Tamara R. Buckley
Associate Professor of Counseling and Psychology
Dr. Buckley is an Associate Professor at Hunter College in the Counseling Program and at The Graduate Center in Critical Social-Personality Psychology. She earned both a Ph.D. in Counseling Psychology and a M.S. in Organizational Psychology at Columbia University, Teachers College. She earned a B.S. in Business Administration from the University of California at Berkeley and worked in investment banking and management consulting prior to entering psychology. She is a New York State Licensed Psychologist.
Dr. Buckley teaches both clinical and didactic courses in the graduate counseling program. As a professor, she focuses on helping students to integrate theoretical and self- knowledge with multicultural factors. At the Graduate Center she teaches a course on racial and cultural factor in group dynamics. Dr. Buckley has taught the following courses: theories of counseling, foundations of school counseling, clinical supervision, counseling skills, multicultural aspects of counseling, and group relations: a racial-cultural focus.
In the broadest sense Dr. Buckley’s research focuses on race and social justice. She seeks to build knowledge about how social identity and oppressive structures interact to produce disparities in health, education and workplace. Her more recent work explores approaches to facilitate dialogue across dimensions of difference such as race that are often rendered invisible by colorblind ideologies.
Dr. Buckley has received numerous awards for her research including a Visiting Scholars Fellowship at the Russell Sage Foundation, Carolyn Payton Early Career Psychology Award, APA, Division 35, Psychology of Black Women, and NIMH-fellowship at Hunter College Center for Community Urban Health in HIV Research for the Community.
Some recent work includes:
• A recent (2014) co-authored book with Erica Gabrielle Foldy, “The Color Bind: Talking (and Not) Talking About Race at Work” published by the Russell Sage Foundation Press that argues for the importance of “color cognizance,” which stands in opposition to color blindness, the dominant approach in the US since the 1960’s.
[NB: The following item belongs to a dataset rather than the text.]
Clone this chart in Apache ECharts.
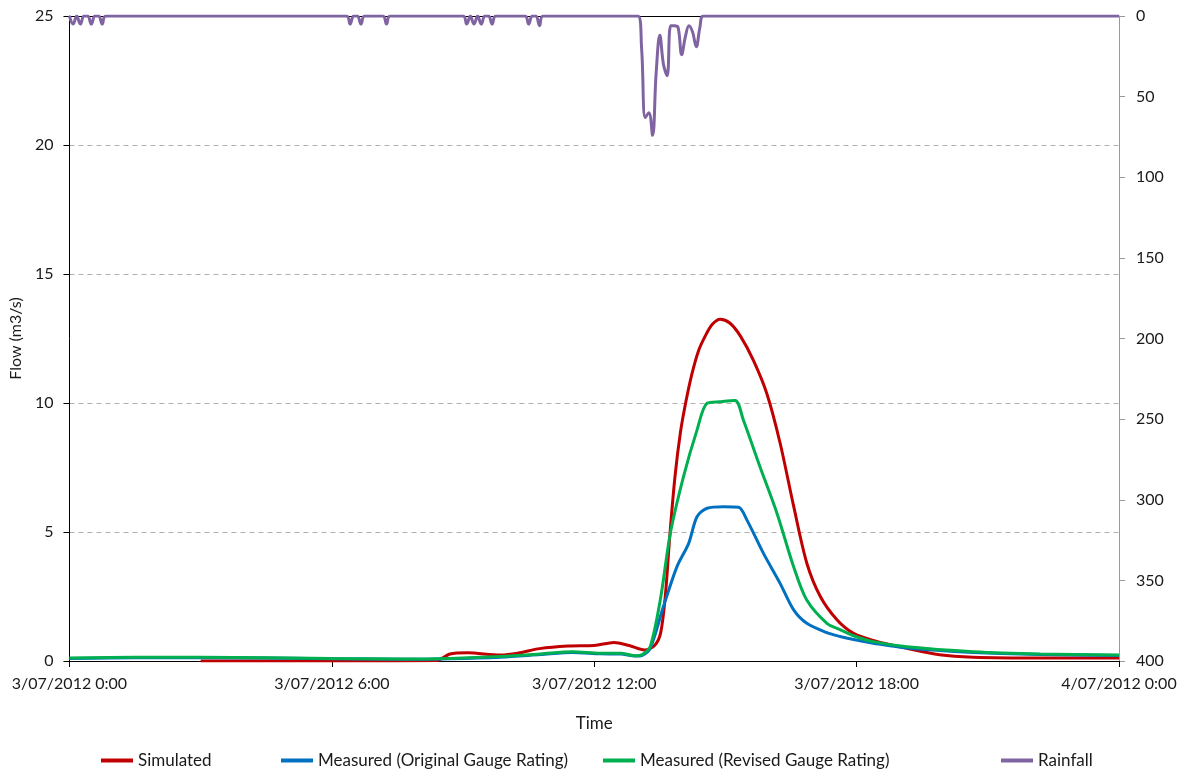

The book suggests a model for how to transcend the color bind -- a belief that a racial dynamic is occurring but uncertainty about how, or if, it should be addressed -- by creating work groups that can discuss racial and cultural issues to advance the work and enhance relationships.
• In a forthcoming second volume we extend our empirically-derived model into different contexts: teaching, research, and organizations. In an effort to reclaim the centrality of racial dynamics even in contexts that seem to be racially neutral, we argue that racial and cultural dynamics are omnipresent in individual’s communities, organizations, and society at large. To refine the model we dig more deeply into existing work on cultural humility and cultural competence across disciplines, and present examples from actual cases of largely generative racial and cultural contact in these contexts.
• Current work funded by the NIMH explores how race and gender socialization influence HIV prevention behaviors such as dating and sexual-risk taking behaviors in a diverse group of college women.
• Building on earlier work on racial and gender identity and psychological functioning in black adolescent girls and biracial women, my forthcoming manuscript at The Journal of Sex Roles looks at the role of race and gender role identity on black adolescent male’s global and academic self-concept.